Amendment No. 1 to amendment No. 1 states:
To delete "£40,000,000" and substitute "£33,000,000".
I fully accept what the Minister said in relation to the difference between voted and non-voted expenditure and I also acccept his proposition that it would be an over-simplification to say that all expenditure has to be the subject matter of an Estimate approved by the Dáil. However, in terms of non-voted expenditure which is authorised for payment by Statute out of the Central Fund, apart from the 1984 Act to which the Minister referred, I cannot think of any Act which has been considered and passed by the House which has authorised moneys to be paid out of the Central Fund without limit. Perhaps one exists but I do not know of it.
Even in cases such as Land Acts, semi-State bodies and so on, we always fix upper limits and that was the case in relation to the obligations of the State in relation to export credit guarantees. We also fix upper limits in regard to the State's authority to capitalise semi-State companies. We do so for a very good constitutional reason, that this House does not give unlimited authority to anybody to do anything. Otherwise, at any stage in this House, we could authorise the Minister for Finance, without limit, to fund the Agricultural Credit Corporation as he thought fit. If that principle was admitted, if the House could simply adopt measures of this kind, we could give up any pretence at control of public expenditure. There is no such thing as non-voted expenditure under a Statute, with the exception of the 1984 Act. There is no precedent generally for the proposition that unlimited expenditure can be paid at the decision of the Government from the Central Fund.
All the precedents suggest that even to guarantee the loans of a semi-State body, to guarantee the repayment of the ACC's loan to investors and to guarantee the borrowings of various semi-State companies, we always fix an upper limit. If that is not necessary, why do we do it elsewhere? If it is necessary elsewhere, why are we not doing it here? To some extent this argument is futile because the Minister has set a limit. I will not press my amendment to a vote.
One of the irrelevancies to which the Minister's attention was drawn was the European Patents Convention. Deputy Bruton spoke about asking the EC to make a regulation requiring us to become signatories of the Patents Convention. He thought in that way it could become a necessitated obligation and that we would not have to have a referendum. That is all very well, but he forgets one fundamental fact.

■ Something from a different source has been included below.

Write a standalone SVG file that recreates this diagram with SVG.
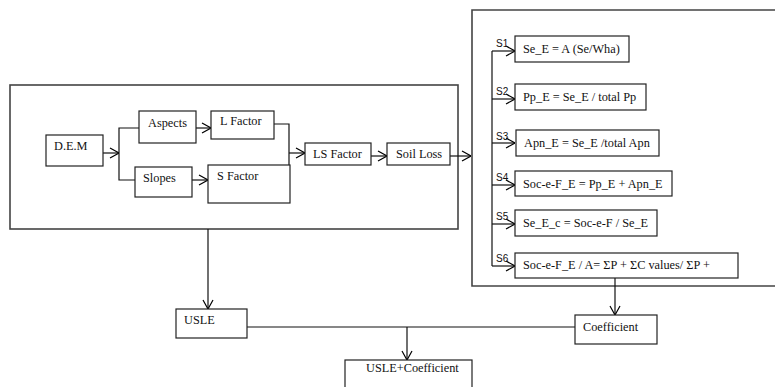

It is not part of the European Treaty and none of the other member states would ever allow the Commission to make a regulation of that kind because, if they got away with doing that once, making a regulation for the convenience of one member state to force them to take a step of this kind, then, in the last analysis, the British Government could be forced, for instance, to ratify a trade mark convention and someone else could be asked to ratify some totally different convention. Once we get away from the proposition that regulations can only be brought in on foot of what is now agreed to be the basis of the treaty, effectively the regulation-making process is an entirely sovereign one independent of the treaty on which it is founded. I am not lecturing Deputy Bruton on European law, I am giving him a lecture on basic politics. Mrs. Thatcher will never accept the right of the European Community to make regulations outside the ambit of the treaties. All the member states have a vested interest in making sure that no regulation is ever made outside the ambit of the treaties because, to do so, would be the slippery slope towards making the treaties themselves redundant.
The Minister should have specified a lesser amount than £40 million. In view of what he said in the intervening period about the letter coming from the Commission today specifying the final amount and that it is finally decided, I will not press the matter. However, I should like to make the point that the precedent to which Deputy Noonan referred, the fact that it came from a Fine Gael Minister in the past, is no reason to make the same mistake twice. Deputy Kelly, to be fair, said it was an unfortunate way of legislating. We should not regard it as a precedent but as an exception to an obvious rule. In future, we should decide that, in whatever form it comes before us, there should be a limit on it.